Ésta es una paradoja, pues al mismo tiempo que nuestra vida está en otras manos, no está en manos de nadie más que en las nuestras. La razón de esto es que nosotros decidimos el valor que le damos a esta intimidad, cuánto significa para nosotros y cuánto estaríamos dispuestos a hacer con tal de mantenerla en secreto.
Les recuerdo que en algún momento sentí que había puesto mi vida en manos de alguien más, haciendo referencia a que le había enviado una foto mía sin ropa, porque para mí esa foto mostraba lo más íntimo de mí, mi cuerpo. Por las malas aprendí que lo más íntimo nunca va a poder ser plasmado en una imagen. Lo más íntimo no lo iban a poder conocer los espectadores que vieron mi cuerpo desnudo. Lo más íntimo es mío y siempre lo será, por lo tanto no fui realmente expuesta, sólo me lo hicieron creer.

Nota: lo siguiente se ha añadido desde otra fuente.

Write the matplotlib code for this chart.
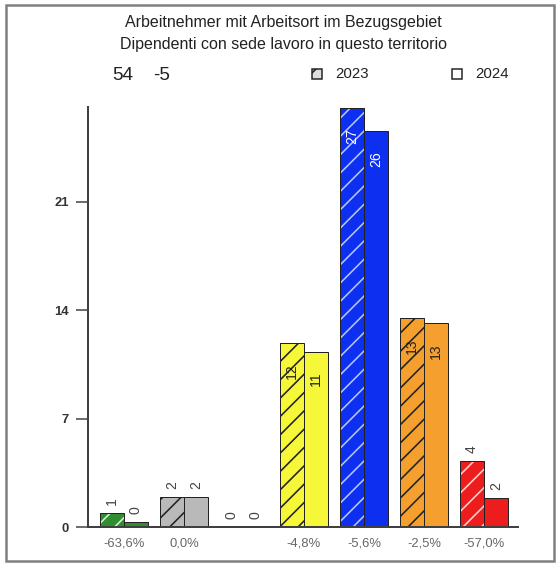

Me dijeron que me habían visto completa y les creí, me dijeron que sabían qué clase de persona era yo, y les creí. Pero viéndolo en retrospectiva, lo que lograron fue enfrentarme a todos mis miedos y orillarme a tomar una decisión, y ésta fue elegir mi versión en lugar de la suya.
Ésta decisión fue la que me salvó la vida y estoy convencida de que será la que le salve la vida a las demás personas que son víctimas de un discurso social revictimizante, que busca desacreditar y lastimar. Y así como podemos protegernos a nosotros mismos, podemos proteger a otros.
Somos capaces de elegir las palabras con las que construimos a las demás personas, por lo que deben ser amables. Somos capaces de elegir cómo reaccionamos ante las vivencias de otros, por lo que debe ser con bondad.
Convirtámonos en las personas que nos gustaría encontrarnos por la vida, personas respetuosas y confiables, que nos garanticen que nuestra fragilidad no se usará para lastimarnos sino que servirá para poder desnudarnos en esencia frente a otros, conectarnos, entendernos y apoyarnos.